The source data that are utlized in this study are the clear subset RTP files provded by S. Sbuczkowski, and which have either the ERA or the ECMWF model fields and the SARTA TOA calculated radiance. Data from

Four studies are performed:
- pseudo-SNOs in the tropical oceans. May and June 2012, with ERA model fields.
- presudo-SNOs in the high-latitudes in the year 2012, with ERA model fields.
- True SNOs in the high latitudes in the year 2012, with ERA model fields and common SARTA.
- True SNOs in the high latitudes in the year 2016 with ECMWF model fields and common SARTA.

Original root directories of the RTP data are for CrIS and IASI respectively:
**/asl/rtp/rtp_cris_ccast_lowres/clear/ **
and
/asl/rtp/rtp_iasi1/clear/

The SNO data derived from the clear RTP subsets are located in:
/asl/s1/chepplew/data/sno/iasi_cris/LR/
and
/asl/s1/chepplew/data/sno/iasi2_cris/LR/

# Data Production: Method and Code

The RTP generation and RTA calculated fields are described elsewhere (really - where??)

## The IASI:CrIS Clear SNO from RTP subsets are formed using:

/home/chepplew/projects/sno/makeSNO/make_IASI_CRIS_SNO_frmRTP.m
and batch script:
batch_IASI_CRIS_SNO_frmRTP.m

## The IASI CrIS tropical pseudo-SNO pairs are formed using:

/home/chepplew/projects/sno/makeSNO/make_IASI_lrCRIS_tsno_frm_rtp.m
and the batch scripts:
batch_IASI_lrCRIS_tsno_frm_rtp.m
batchJobs/batch_IASI_lrCRIS_tsno_frm_rtp.sh
and a list of dates for the batch processor:
batchJobs/jobDates.drv

## All other IASI CrIS high-latitude sets are formed using:

/home/chepplew/projects/sno/makeSNO/make_IASI_lrCRIS_tsno_frm_rtp.m
and associated batch and driver files.

# Data Analysis: Method and Code

## The IASI:CrIS clear SNO correlation study uses matlab code:

/one/chepplew/gitLib/cris-corr/corr_clear_sno.m

## The IASI:CrIS Tropical psuedo-SNO correlation study uses:

/home/chepplew/projects/corrcoef/ana_clear_tosno.m
which is based very closely on:
~strow/Work/Cris/Noaa/Ccorr/corr_processing.m
and associated scripts.

In all proceeding analysis and results a simple screening is applied for outliers based on the value of the bias error being greater than 6-sigma of the sample mean. This removes less than about 1% of samples. In addition, in each case the ILS radiances are hamming apodized.

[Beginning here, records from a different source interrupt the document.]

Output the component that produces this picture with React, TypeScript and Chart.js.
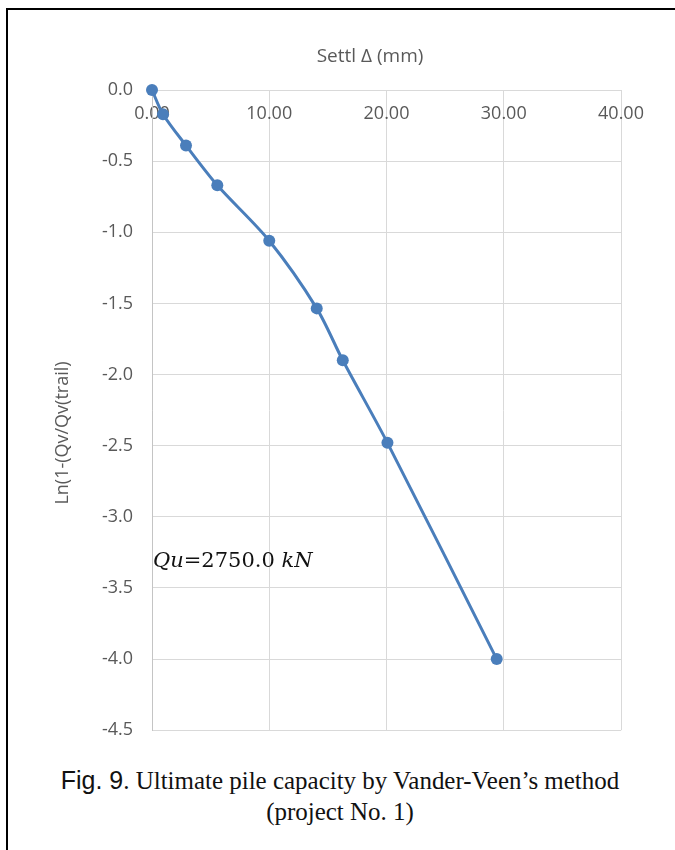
import React, { useEffect, useRef } from "react";
import { Chart, registerables } from "chart.js";

Chart.register(...registerables);

// Settlement (mm) and Ln(1 - Qv/Qv(trail)) readings for project No. 1
const settlement = [0, 0.94, 2.9, 5.57, 10.0, 14.05, 16.27, 20.08, 29.4];
const lnRatio = [0, -0.17, -0.39, -0.67, -1.06, -1.535, -1.9, -2.48, -4.0];

const xTicks = [0, 10, 20, 30, 40];
const yTicks = [0, -0.5, -1.0, -1.5, -2.0, -2.5, -3.0, -3.5, -4.0, -4.5];

const xTitle = "Settl \u0394 (mm)";
const yTitle = "Ln(1-(Qv/Qv(trail)";

const W = 675;
const H = 760;
const AREA = { left: 152, top: 90, right: 621, bottom: 742 };
const TICK_COLOR = "#595959";
const GRID_COLOR = "#d9d9d9";
const LINE_COLOR = "#4A7EBB";
const AXIS_FONT = "'Open Sans', sans-serif";

export default function App() {
  const canvasRef = useRef<HTMLCanvasElement | null>(null);

  useEffect(() => {
    const canvas = canvasRef.current;
    if (!canvas) return;
    const points = settlement.map((x, i) => ({ x, y: lnRatio[i] }));
    const chart = new Chart(canvas, {
      type: "line",
      data: {
        datasets: [
          {
            data: points,
            borderColor: LINE_COLOR,
            backgroundColor: LINE_COLOR,
            borderWidth: 3,
            pointRadius: 6,
            pointHoverRadius: 6,
            pointBorderWidth: 0,
            tension: 0.3,
            fill: false,
            clip: false,
          },
        ],
      },
      options: {
        responsive: false,
        animation: false,
        maintainAspectRatio: false,
        layout: {
          padding: { left: 0, top: 0, right: W - AREA.right, bottom: H - AREA.bottom },
        },
        plugins: {
          legend: { display: false },
          tooltip: { enabled: false },
        },
        scales: {
          x: {
            type: "linear",
            position: "top",
            min: xTicks[0],
            max: xTicks[xTicks.length - 1],
            afterBuildTicks: (scale: any) => {
              scale.ticks = xTicks.map((v) => ({ value: v }));
            },
            afterFit: (scale: any) => {
              scale.height = AREA.top;
            },
            ticks: {
              mirror: true,
              padding: 13,
              color: TICK_COLOR,
              font: { family: AXIS_FONT, size: 18 },
              callback: (v: any) => Number(v).toFixed(2),
            },
            grid: { color: GRID_COLOR, drawTicks: false, lineWidth: 1 },
            border: { color: GRID_COLOR },
          },
          y: {
            type: "linear",
            position: "left",
            min: yTicks[yTicks.length - 1],
            max: yTicks[0],
            afterBuildTicks: (scale: any) => {
              scale.ticks = [...yTicks].reverse().map((v) => ({ value: v }));
            },
            afterFit: (scale: any) => {
              scale.width = AREA.left;
            },
            ticks: {
              padding: 19,
              color: TICK_COLOR,
              font: { family: AXIS_FONT, size: 18 },
              callback: (v: any) => Number(v).toFixed(1),
            },
            grid: { color: GRID_COLOR, drawTicks: false, lineWidth: 1 },
            border: { color: "#c4c4c4" },
          },
        },
      },
    });
    return () => chart.destroy();
  }, []);

  return (
    <div style={{ position: "absolute", left: 0, top: 0, width: W, height: 850, overflow: "hidden", background: "#fff" }}>
      <div
        style={{
          position: "absolute",
          left: 6,
          top: 8,
          width: 700,
          height: 900,
          borderTop: "2px solid #000",
          borderLeft: "2px solid #000",
          boxSizing: "border-box",
        }}
      />
      <canvas ref={canvasRef} width={W} height={H} style={{ position: "absolute", left: 0, top: 0, width: W, height: H }} />
      {/* axis titles */}
      <div
        style={{
          position: "absolute",
          left: 370 - 150,
          top: 55 - 12,
          width: 300,
          height: 24,
          lineHeight: "24px",
          textAlign: "center",
          fontFamily: AXIS_FONT,
          fontSize: 19,
          color: TICK_COLOR,
          whiteSpace: "nowrap",
        }}
      >
        {xTitle}
      </div>
      <div
        style={{
          position: "absolute",
          left: 61 - 150,
          top: 433 - 12,
          width: 300,
          height: 24,
          lineHeight: "24px",
          textAlign: "center",
          fontFamily: AXIS_FONT,
          fontSize: 18,
          color: TICK_COLOR,
          whiteSpace: "nowrap",
          transform: "rotate(-90deg)",
        }}
      >
        {yTitle}
      </div>
      <div
        style={{
          position: "absolute",
          left: 153,
          top: 546,
          fontFamily: "'DejaVu Serif', serif",
          fontSize: 21,
          color: "#111",
          whiteSpace: "nowrap",
          lineHeight: "28px",
        }}
      >
        <i>Qu</i>=2750.0 <i>kN</i>
      </div>
      <div
        style={{
          position: "absolute",
          left: 0,
          top: 765,
          width: 680,
          textAlign: "center",
          fontFamily: "'Liberation Serif', 'Times New Roman', serif",
          fontSize: 26,
          lineHeight: "31px",
          color: "#111",
          transform: "scaleX(0.96)",
          transformOrigin: "340px 0",
        }}
      >
        <span style={{ fontFamily: "'Liberation Sans', Arial, sans-serif" }}>Fig. 9</span>. Ultimate pile capacity by Vander-Veen’s method
        <br />
        (project No. 1)
      </div>
    </div>
  );
}
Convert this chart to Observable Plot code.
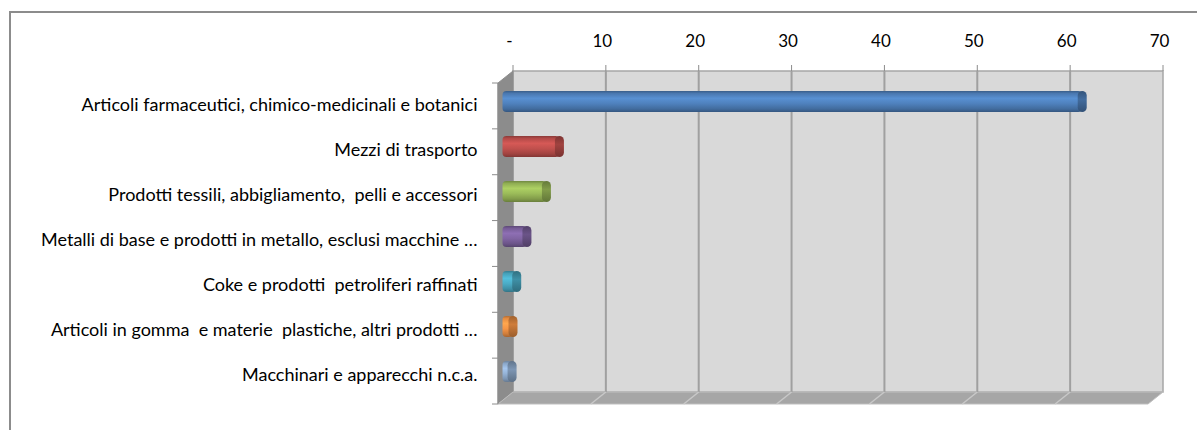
<!DOCTYPE html>
<html>
<head>
<meta charset="utf-8">
<script src="https://cdn.jsdelivr.net/npm/d3@7"></script>
<script src="https://cdn.jsdelivr.net/npm/@observablehq/plot@0.6"></script>
<style>
  html, body { margin: 0; padding: 0; background: #fff; }
  #wrap { position: relative; width: 1197px; height: 430px; overflow: hidden; }
  #frame { position: absolute; left: 9px; top: 11px; width: 1300px; height: 500px;
           border-left: 2px solid #8c8c8c; border-top: 2px solid #8c8c8c; pointer-events: none; }
</style>
</head>
<body>
<div id="wrap"><div id="chart"></div><div id="frame"></div></div>
<script>
// ---- data ----
const categories = [
  "Articoli farmaceutici, chimico-medicinali e botanici",
  "Mezzi di trasporto",
  "Prodotti tessili, abbigliamento,  pelli e accessori",
  "Metalli di base e prodotti in metallo, esclusi macchine …",
  "Coke e prodotti  petroliferi raffinati",
  "Articoli in gomma  e materie  plastiche, altri prodotti …",
  "Macchinari e apparecchi n.c.a."
];
const values = [62.0, 5.7, 4.3, 2.2, 1.1, 0.7, 0.6];
const colors = ["#4f81bd", "#c0504d", "#9bbb59", "#8064a2", "#4bacc6", "#f79646", "#95b3d7"];
const tickValues = [0, 10, 20, 30, 40, 50, 60, 70];
const tickLabels = ["-", "10", "20", "30", "40", "50", "60", "70"];

const rows = categories.map((c, i) => ({cat: c, value: values[i], i}));

const FONT = "Lato, 'Liberation Sans', sans-serif";
const DX = -15, DY = 12; // 3D depth offset (front vs back wall)

function decor(index, scales, vals, dim) {
  const ns = "http://www.w3.org/2000/svg";
  const g = document.createElementNS(ns, "g");
  const el = (tag, attrs) => { const e = document.createElementNS(ns, tag); for (const k in attrs) e.setAttribute(k, attrs[k]); g.appendChild(e); return e; };
  const {width, height, marginLeft, marginRight, marginTop, marginBottom} = dim;
  const x = typeof scales.x === "function" ? scales.x : (v) => marginLeft + v / 70 * (width - marginLeft - marginRight);
  const x0 = x(0), x1 = x(70);
  const top = marginTop, bot = height - marginBottom;
  // gradients
  const defs = el("defs", {});
  colors.forEach((c, i) => {
    const base = d3.color(c);
    const lg = document.createElementNS(ns, "linearGradient");
    lg.setAttribute("id", "cyl" + i); lg.setAttribute("x1", 0); lg.setAttribute("y1", 0); lg.setAttribute("x2", 0); lg.setAttribute("y2", 1);
    [[0, base.darker(0.9)], [0.12, base.darker(0.2)], [0.35, base.brighter(0.3)], [0.6, base], [0.85, base.darker(0.5)], [1, base.darker(1.1)]].forEach(([o, col]) => {
      const s = document.createElementNS(ns, "stop"); s.setAttribute("offset", o); s.setAttribute("stop-color", col.formatHex()); lg.appendChild(s);
    });
    defs.appendChild(lg);
    const lg2 = document.createElementNS(ns, "linearGradient");
    lg2.setAttribute("id", "cap" + i); lg2.setAttribute("x1", 0); lg2.setAttribute("y1", 0); lg2.setAttribute("x2", 0); lg2.setAttribute("y2", 1);
    [[0, base.darker(1.2)], [0.4, base.darker(0.5)], [1, base.darker(1.3)]].forEach(([o, col]) => {
      const s = document.createElementNS(ns, "stop"); s.setAttribute("offset", o); s.setAttribute("stop-color", col.formatHex()); lg2.appendChild(s);
    });
    defs.appendChild(lg2);
  });
  // back wall
  el("rect", {x: x0, y: top, width: x1 - x0, height: bot - top, fill: "#d9d9d9", stroke: "#a6a6a6", "stroke-width": 1.5});
  // side wall
  el("polygon", {points: `${x0},${top} ${x0},${bot} ${x0 + DX},${bot + DY} ${x0 + DX},${top + DY}`, fill: "#8c8c8c", stroke: "#8c8c8c", "stroke-width": 1});
  // floor
  el("polygon", {points: `${x0},${bot} ${x1},${bot} ${x1 + DX},${bot + DY} ${x0 + DX},${bot + DY}`, fill: "#a6a6a6", stroke: "#bfbfbf", "stroke-width": 1});
  // gridlines + top ticks
  tickValues.forEach(v => {
    const xv = x(v);
    if (v > 0 && v < 70) {
      el("line", {x1: xv, x2: xv, y1: top, y2: bot, stroke: "#a0a0a0", "stroke-width": 2});
      el("line", {x1: xv, x2: xv + DX, y1: bot, y2: bot + DY, stroke: "#c8c8c8", "stroke-width": 1.5});
    }
    el("line", {x1: xv, x2: xv, y1: top - 6, y2: top, stroke: "#8c8c8c", "stroke-width": 1});
  });
  // left category ticks (front edge)
  const n = categories.length, step = (bot - top) / n;
  for (let k = 0; k <= n; k++) {
    const yy = top + k * step + DY;
    el("line", {x1: x0 + DX - 6, x2: x0 + DX, y1: yy, y2: yy, stroke: "#8c8c8c", "stroke-width": 1});
  }
  el("line", {x1: x0 + DX, x2: x0 + DX, y1: top + DY, y2: bot + DY, stroke: "#8c8c8c", "stroke-width": 1});
  return g;
}

const chart = Plot.plot({
  width: 1197,
  height: 430,
  marginLeft: 513,
  marginRight: 34,
  marginTop: 71,
  marginBottom: 38,
  x: {domain: [0, 70], axis: null},
  y: {domain: categories, axis: null, padding: 0},
  color: {type: "identity"},
  style: {fontFamily: FONT, background: "transparent", overflow: "visible"},
  marks: [
    decor,
    Plot.barX(rows, {x1: 0, x2: "value", y: "cat", fill: d => "url(#cyl" + d.i + ")",
      insetTop: 12, insetBottom: 12, insetLeft: -4, rx: 4, dx: DX / 2 + 1, dy: DY / 2 - 1}),
    Plot.barX(rows, {x1: "value", x2: "value", y: "cat", fill: d => "url(#cap" + d.i + ")",
      insetTop: 12, insetBottom: 12, insetLeft: -4.5, insetRight: -4.5, rx: 4.5, dx: DX / 2 + 1, dy: DY / 2 - 1}),
    Plot.text(tickValues, {x: d => d, frameAnchor: "top", dy: -37, dx: -4,
      text: (d, i) => tickLabels[i], fontSize: 17, fill: "#000"}),
    Plot.text(categories, {y: d => d, frameAnchor: "left", textAnchor: "end", dx: -36, dy: 8,
      text: d => d, fontSize: 18, fill: "#000"})
  ]
});
document.getElementById("chart").appendChild(chart);
</script>
</body>
</html>
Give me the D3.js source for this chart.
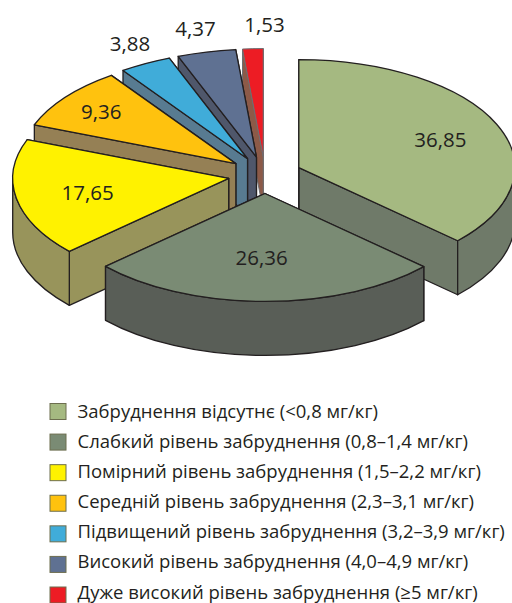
<!DOCTYPE html>
<html>
<head>
<meta charset="utf-8">
<style>
  body { margin: 0; background: #fff; }
  text { font-family: "Open Sans", sans-serif; fill: #231f20; }
</style>
<script src="https://cdn.jsdelivr.net/npm/d3@7"></script>
</head>
<body>
<div id="chart-area"></div>
<script>
// data
var categories = [
  "Забруднення відсутнє (<0,8 мг/кг)",
  "Слабкий рівень забруднення (0,8–1,4 мг/кг)",
  "Помірний рівень забруднення (1,5–2,2 мг/кг)",
  "Середній рівень забруднення (2,3–3,1 мг/кг)",
  "Підвищений рівень забруднення (3,2–3,9 мг/кг)",
  "Високий рівень забруднення (4,0–4,9 мг/кг)",
  "Дуже високий рівень забруднення (≥5 мг/кг)"
];
var values = [36.85, 26.36, 17.65, 9.36, 3.88, 4.37, 1.53];
var valueLabels = ["36,85", "26,36", "17,65", "9,36", "3,88", "4,37", "1,53"];

// colours
var topColors = ["#a5b981", "#7a8b74", "#fff200", "#ffc20e", "#40acd9", "#5f7192", "#ed1c24"];
var wallColors = ["#6f7a69", "#595e57", "#98945b", "#958055", "#587b91", "#4f576b", "#8c5a48"];

// pie geometry
var width = 512, height = 603;
var cx = 265, cy = 175, rx = 216, ry = 108, depth = 54;
var explode = 0.171;
var labelRadius = [0.7, 0.6, 0.66, 0.79, 1.18, 1.22, 1.22];
var labelShiftX = [3, -3, -1, 0, 3, 0, 14];
var labelShiftY = [3, 0, 1, 1, -3, 0, 0];

var svg = d3.select("#chart-area")
  .append("svg")
    .attr("width", width)
    .attr("height", height);

var x = d3.scaleLinear().domain([-1, 1]).range([cx - rx, cx + rx]);
var y = d3.scaleLinear().domain([-1, 1]).range([cy - ry, cy + ry]);

var pie = d3.pie().sort(null).value(function(d) { return d; });
var slices = pie(values).map(function(d, i) {
  var mid = (d.startAngle + d.endAngle) / 2;
  d.index = i;
  d.mid = mid;
  d.ox = explode * Math.sin(mid);
  d.oy = -explode * Math.cos(mid);
  return d;
});

// point of the top rim at a given angle, r = 1 is the rim, 0 the slice tip
function rim(d, a, r) {
  return [x(d.ox + r * Math.sin(a)), y(d.oy - r * Math.cos(a))];
}

function arcTo(p, large, sweep) {
  return "A" + rx + "," + ry + " 0 " + large + " " + sweep + " " + p[0] + "," + p[1];
}

function topPath(d) {
  var tip = rim(d, 0, 0), a = rim(d, d.startAngle, 1), b = rim(d, d.endAngle, 1);
  var large = d.endAngle - d.startAngle > Math.PI ? 1 : 0;
  return "M" + tip + "L" + a + arcTo(b, large, 1) + "Z";
}

function radialWall(d, angle) {
  var tip = rim(d, 0, 0), a = rim(d, angle, 1);
  return "M" + tip + "L" + a + "L" + [a[0], a[1] + depth] + "L" + [tip[0], tip[1] + depth] + "Z";
}

// only the part of the rim between 90 and 270 degrees faces us
function rimWall(d) {
  var a0 = Math.max(d.startAngle, Math.PI / 2), a1 = Math.min(d.endAngle, Math.PI * 1.5);
  if (a1 <= a0) return null;
  var p = rim(d, a0, 1), q = rim(d, a1, 1);
  return "M" + p + arcTo(q, 0, 1) + "L" + [q[0], q[1] + depth] +
    arcTo([p[0], p[1] + depth], 0, 0) + "Z";
}

// back slices first, the big front one last
var drawOrder = [6, 5, 4, 3, 2, 0, 1];

var g = svg.selectAll("g.slice")
  .data(drawOrder.map(function(i) { return slices[i]; }))
  .enter()
  .append("g")
    .attr("class", "slice")
    .attr("stroke", function(d) { return d.index == 6 ? "#6d6e71" : "#231f20"; })
    .attr("stroke-width", function(d) { return d.index == 6 ? 1 : 1.3; })
    .attr("stroke-linejoin", "round");

g.append("path")
  .attr("d", function(d) { return radialWall(d, d.endAngle); })
  .attr("fill", function(d) { return wallColors[d.index]; });
g.append("path")
  .attr("d", function(d) { return radialWall(d, d.startAngle); })
  .attr("fill", function(d) { return wallColors[d.index]; });
g.append("path")
  .attr("d", rimWall)
  .attr("fill", function(d) { return wallColors[d.index]; });
g.append("path")
  .attr("d", topPath)
  .attr("fill", function(d) { return topColors[d.index]; });

// value labels
svg.selectAll("text.value")
  .data(slices)
  .enter()
  .append("text")
    .attr("class", "value")
    .attr("x", function(d, i) { return rim(d, d.mid, labelRadius[i])[0] + labelShiftX[i]; })
    .attr("y", function(d, i) { return rim(d, d.mid, labelRadius[i])[1] + labelShiftY[i]; })
    .attr("dy", "0.35em")
    .attr("text-anchor", "middle")
    .attr("font-size", "20.5px")
    .text(function(d, i) { return valueLabels[i]; });

// legend
var boxY = d3.scalePoint().domain(categories).range([411.5, 595]);
var textY = d3.scalePoint().domain(categories).range([417.5, 598.5]);

var legend = svg.selectAll("g.legend")
  .data(categories)
  .enter()
  .append("g")
    .attr("class", "legend");

legend.append("rect")
  .attr("x", 50)
  .attr("y", function(d) { return boxY(d) - 8; })
  .attr("width", 16)
  .attr("height", 16)
  .attr("fill", function(d, i) { return topColors[i]; })
  .attr("stroke", "#6d6e4f")
  .attr("stroke-width", 1);

legend.append("text")
  .attr("x", 77.5)
  .attr("y", function(d) { return textY(d); })
  .attr("font-size", "18.5px")
  .text(function(d) { return d; });
</script>
</body>
</html>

The comparison of interest is how the CrIS correlation looks compared to that of IASI having been convolved to the CrIS ILS, but with CrIS having the equivalent of the IASI noise, which is larger than the CrIS noise. In other words we want the final CrIS noise to be the same as the IASI-to-CrIS noise. Therefore we want to modify the CrIS bias error, by an amount $xn$, given by: $(xn)^2 = (icn)^2 - (ncr)^2$ where, $icn$ is the IASI-to-CrIS noise, and $ncr$ is the unmodified native CrIS noise.

The graphics shown here are also available in various formats (fig, pdf, png) on the maya computer at:
/home/chepplew/projects/corrcoef/figs

# Results

## IASI:CrIS clear RTP SNOs

### SNO sets1 and 2: CrIS:IASI-1 and CrIS:IASI-2

It is important to remember that the actual observations determined to be cloud free from the two IASI instruments are different, and therefore the SNO sets are different. We refer to them as set 1 for CrIS:IAS-1 and set 2 for CrIS:IASI-2.

In this figure note that IASI-2 bias (Obs-calc) is slightly larger than that for IASI-1, and in the window region the Obs are colder than the calculations, perhaps due to effect of residual un-modelled clouds i nthe clear scenes. These observations have NOT had their noise adjusted (what I call native signals).